This NBA season has been an NBA season like we’ve never seen before. The games were halted back in March as Rudy Gobert tested positive for the coronavirus, and it would be months before the players would take the floor again — and doing so in a bubble environment with no fans or travel.
For the most part, the NBA’s bubble setup at the Walt Disney World complex in Orlando has been a success. There hasn’t been a positive test within the bubble, and the quality of basketball has been great.
But NBA Hall of Famer Scottie Pippen still wouldn’t call the bubble true NBA basketball.
In an interview with Business Insider, Pippen said that he’s viewed these bubble games more in line with pickup basketball:
Well, I’m going to be honest. It’s not NBA basketball. It’s not the hard grind. It’s not the travel. It’s not the fans. It’s not the distractions. Really, to me, it’s pickup basketball. It’s going to the gym. Yeah, you already got your team. Y’all practicing together. But it’s a more of a pickup type of basketball game, because there’s no fans in the stands. So there is no distraction. There’s no real noise. There’s no pressure on the players, you know. Prime example: I looked at Rondo. Rondo ain’t made three pointers in his whole NBA career. Now, all of a sudden, he’s in a bubble, he’s probably a 50% three point shooter. I haven’t even checked the stats.
But that’s just something that I consider making the game so easy, because Rondo can’t score inside of an arena, when you got depth perception. Like, there’s a whole lot of things that make the NBA hard. The bubble makes the NBA easy to me. There’s no travel. That’s the killer itself. So you’re sleeping in the same bed every night. You’re walking to the gym. You’re not having to go with a 25 to 50 minute bus ride to an arena. You’re not having to probably even sit in the arena for two hours before the game, talk to the media, deal with all the outside stuff that they’re trying to pull you in to make some distraction and, you know, throw the team in a loop.
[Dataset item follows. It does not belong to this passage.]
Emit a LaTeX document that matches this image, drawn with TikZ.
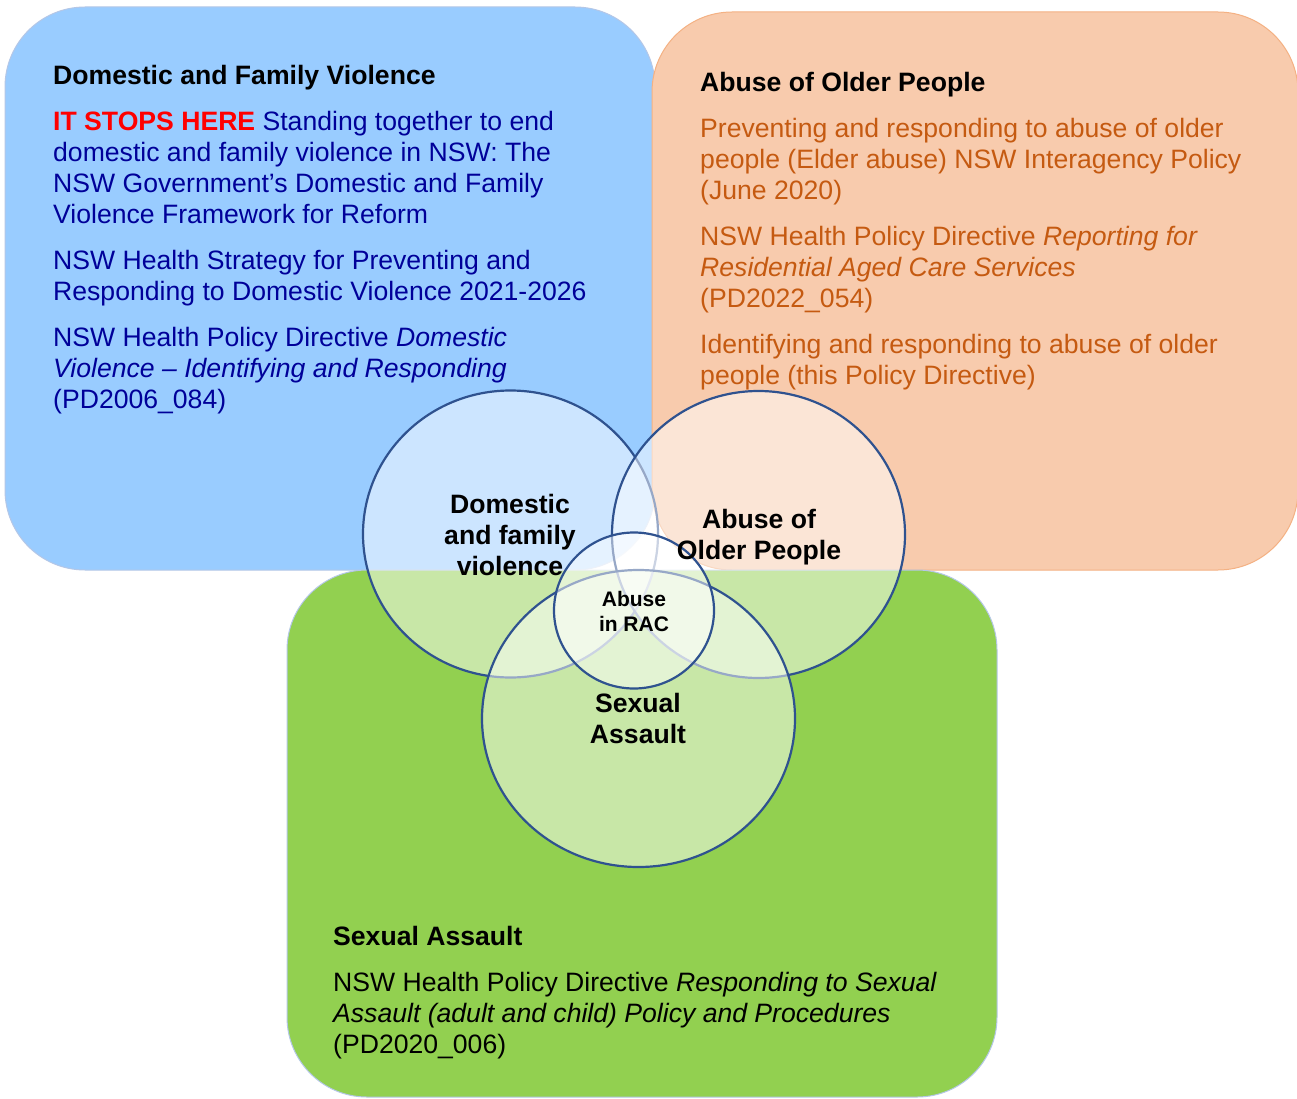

So it’s a different game, but it’s very entertaining.
While it’s true that travel, fans and external factors do take a toll on players, that doesn’t necessarily make the bubble games less significant or easier. Every player is playing in the same environment, so the factors that aid Rajon Rondo — in his example — would also aid his competition.
It’s still NBA basketball at its truest form, and that counts for something.